# [WHAT IS ASKED]
Omit the pictures and return every entry exactly as written.

Figure scripts:

(begin)

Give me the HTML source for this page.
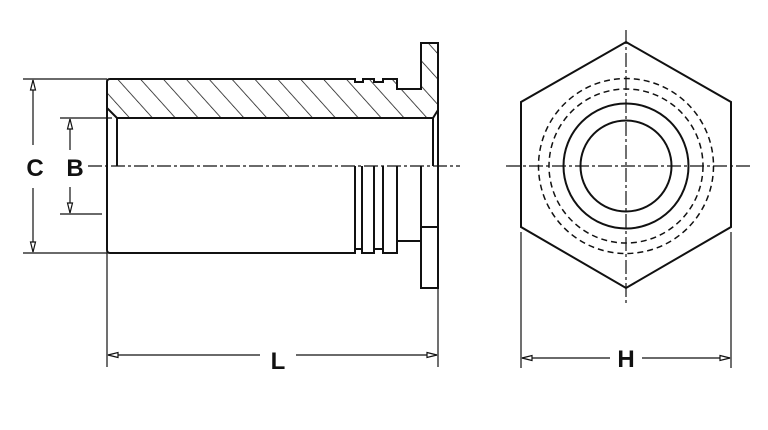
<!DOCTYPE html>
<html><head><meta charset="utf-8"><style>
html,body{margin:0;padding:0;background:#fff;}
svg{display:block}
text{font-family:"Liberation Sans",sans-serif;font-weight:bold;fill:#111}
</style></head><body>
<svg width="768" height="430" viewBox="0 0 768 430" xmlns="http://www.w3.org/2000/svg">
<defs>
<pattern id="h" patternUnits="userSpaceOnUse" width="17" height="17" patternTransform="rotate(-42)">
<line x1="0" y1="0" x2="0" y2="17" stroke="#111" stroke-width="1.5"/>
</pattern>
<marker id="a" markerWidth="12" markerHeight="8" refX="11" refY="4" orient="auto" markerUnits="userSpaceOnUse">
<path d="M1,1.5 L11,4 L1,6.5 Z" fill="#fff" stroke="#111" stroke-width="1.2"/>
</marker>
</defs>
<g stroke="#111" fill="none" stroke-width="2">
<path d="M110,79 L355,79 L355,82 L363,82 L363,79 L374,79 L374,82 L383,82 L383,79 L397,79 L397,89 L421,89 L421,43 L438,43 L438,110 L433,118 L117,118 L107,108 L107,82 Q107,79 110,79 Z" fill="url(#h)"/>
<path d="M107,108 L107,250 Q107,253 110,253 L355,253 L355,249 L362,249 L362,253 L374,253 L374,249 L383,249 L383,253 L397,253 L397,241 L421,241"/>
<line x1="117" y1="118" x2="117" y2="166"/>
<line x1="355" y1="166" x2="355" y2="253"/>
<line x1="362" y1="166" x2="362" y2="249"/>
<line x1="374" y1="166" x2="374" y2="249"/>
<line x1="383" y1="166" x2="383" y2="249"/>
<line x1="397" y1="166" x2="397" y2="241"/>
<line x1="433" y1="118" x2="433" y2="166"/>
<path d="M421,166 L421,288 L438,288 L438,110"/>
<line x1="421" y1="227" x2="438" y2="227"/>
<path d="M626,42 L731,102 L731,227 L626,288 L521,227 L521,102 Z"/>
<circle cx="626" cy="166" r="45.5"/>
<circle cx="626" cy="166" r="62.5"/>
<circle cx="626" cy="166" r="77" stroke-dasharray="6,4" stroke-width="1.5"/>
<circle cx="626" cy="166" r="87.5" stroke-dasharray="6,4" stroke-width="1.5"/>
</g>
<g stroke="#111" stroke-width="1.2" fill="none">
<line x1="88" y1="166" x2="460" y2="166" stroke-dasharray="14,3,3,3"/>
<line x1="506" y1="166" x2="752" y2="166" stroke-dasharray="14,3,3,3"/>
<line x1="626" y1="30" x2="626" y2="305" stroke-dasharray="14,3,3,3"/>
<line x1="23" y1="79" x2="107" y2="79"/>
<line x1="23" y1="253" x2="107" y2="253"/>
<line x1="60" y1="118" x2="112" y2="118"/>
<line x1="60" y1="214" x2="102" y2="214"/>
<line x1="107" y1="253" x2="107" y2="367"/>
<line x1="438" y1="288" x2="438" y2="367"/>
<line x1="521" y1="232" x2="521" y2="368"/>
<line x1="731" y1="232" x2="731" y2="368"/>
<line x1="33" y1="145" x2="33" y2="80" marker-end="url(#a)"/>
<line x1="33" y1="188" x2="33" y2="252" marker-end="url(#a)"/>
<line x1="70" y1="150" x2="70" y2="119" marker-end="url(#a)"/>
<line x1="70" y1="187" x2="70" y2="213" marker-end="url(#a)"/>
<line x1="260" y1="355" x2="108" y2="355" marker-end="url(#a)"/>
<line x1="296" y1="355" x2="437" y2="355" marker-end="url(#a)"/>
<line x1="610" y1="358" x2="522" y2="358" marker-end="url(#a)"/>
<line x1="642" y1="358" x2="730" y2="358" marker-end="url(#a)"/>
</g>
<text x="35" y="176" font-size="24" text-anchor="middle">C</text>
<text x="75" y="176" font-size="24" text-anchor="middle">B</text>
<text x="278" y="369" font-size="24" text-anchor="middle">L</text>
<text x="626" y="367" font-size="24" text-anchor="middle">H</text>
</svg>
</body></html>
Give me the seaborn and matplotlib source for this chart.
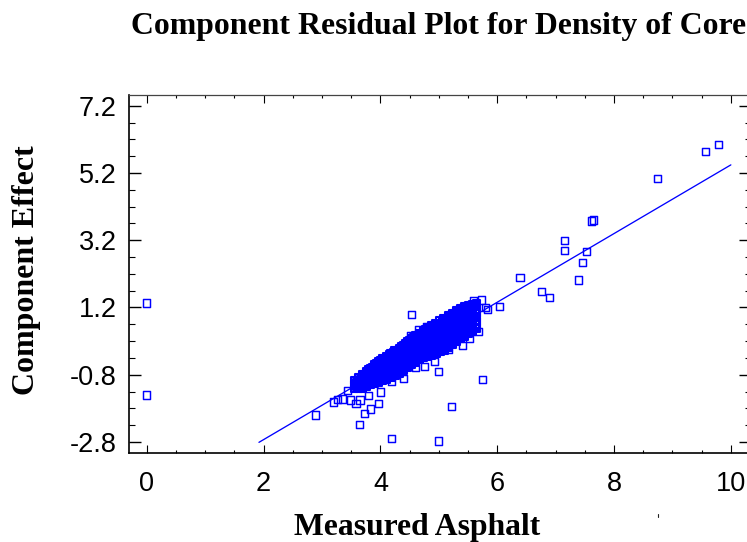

(end)

# [FINISHED TASK]
Give me the HTML source for this page.
<!DOCTYPE html>
<html><head><meta charset="utf-8"><style>
html,body{margin:0;padding:0;background:#fff;}
svg{display:block}
text{font-family:"Liberation Sans",sans-serif;font-weight:bold;fill:#111}
</style></head><body>
<svg width="768" height="430" viewBox="0 0 768 430" xmlns="http://www.w3.org/2000/svg">
<defs>
<pattern id="h" patternUnits="userSpaceOnUse" width="17" height="17" patternTransform="rotate(-42)">
<line x1="0" y1="0" x2="0" y2="17" stroke="#111" stroke-width="1.5"/>
</pattern>
<marker id="a" markerWidth="12" markerHeight="8" refX="11" refY="4" orient="auto" markerUnits="userSpaceOnUse">
<path d="M1,1.5 L11,4 L1,6.5 Z" fill="#fff" stroke="#111" stroke-width="1.2"/>
</marker>
</defs>
<g stroke="#111" fill="none" stroke-width="2">
<path d="M110,79 L355,79 L355,82 L363,82 L363,79 L374,79 L374,82 L383,82 L383,79 L397,79 L397,89 L421,89 L421,43 L438,43 L438,110 L433,118 L117,118 L107,108 L107,82 Q107,79 110,79 Z" fill="url(#h)"/>
<path d="M107,108 L107,250 Q107,253 110,253 L355,253 L355,249 L362,249 L362,253 L374,253 L374,249 L383,249 L383,253 L397,253 L397,241 L421,241"/>
<line x1="117" y1="118" x2="117" y2="166"/>
<line x1="355" y1="166" x2="355" y2="253"/>
<line x1="362" y1="166" x2="362" y2="249"/>
<line x1="374" y1="166" x2="374" y2="249"/>
<line x1="383" y1="166" x2="383" y2="249"/>
<line x1="397" y1="166" x2="397" y2="241"/>
<line x1="433" y1="118" x2="433" y2="166"/>
<path d="M421,166 L421,288 L438,288 L438,110"/>
<line x1="421" y1="227" x2="438" y2="227"/>
<path d="M626,42 L731,102 L731,227 L626,288 L521,227 L521,102 Z"/>
<circle cx="626" cy="166" r="45.5"/>
<circle cx="626" cy="166" r="62.5"/>
<circle cx="626" cy="166" r="77" stroke-dasharray="6,4" stroke-width="1.5"/>
<circle cx="626" cy="166" r="87.5" stroke-dasharray="6,4" stroke-width="1.5"/>
</g>
<g stroke="#111" stroke-width="1.2" fill="none">
<line x1="88" y1="166" x2="460" y2="166" stroke-dasharray="14,3,3,3"/>
<line x1="506" y1="166" x2="752" y2="166" stroke-dasharray="14,3,3,3"/>
<line x1="626" y1="30" x2="626" y2="305" stroke-dasharray="14,3,3,3"/>
<line x1="23" y1="79" x2="107" y2="79"/>
<line x1="23" y1="253" x2="107" y2="253"/>
<line x1="60" y1="118" x2="112" y2="118"/>
<line x1="60" y1="214" x2="102" y2="214"/>
<line x1="107" y1="253" x2="107" y2="367"/>
<line x1="438" y1="288" x2="438" y2="367"/>
<line x1="521" y1="232" x2="521" y2="368"/>
<line x1="731" y1="232" x2="731" y2="368"/>
<line x1="33" y1="145" x2="33" y2="80" marker-end="url(#a)"/>
<line x1="33" y1="188" x2="33" y2="252" marker-end="url(#a)"/>
<line x1="70" y1="150" x2="70" y2="119" marker-end="url(#a)"/>
<line x1="70" y1="187" x2="70" y2="213" marker-end="url(#a)"/>
<line x1="260" y1="355" x2="108" y2="355" marker-end="url(#a)"/>
<line x1="296" y1="355" x2="437" y2="355" marker-end="url(#a)"/>
<line x1="610" y1="358" x2="522" y2="358" marker-end="url(#a)"/>
<line x1="642" y1="358" x2="730" y2="358" marker-end="url(#a)"/>
</g>
<text x="35" y="176" font-size="24" text-anchor="middle">C</text>
<text x="75" y="176" font-size="24" text-anchor="middle">B</text>
<text x="278" y="369" font-size="24" text-anchor="middle">L</text>
<text x="626" y="367" font-size="24" text-anchor="middle">H</text>
</svg>
</body></html>
Give me the seaborn and matplotlib source for this chart.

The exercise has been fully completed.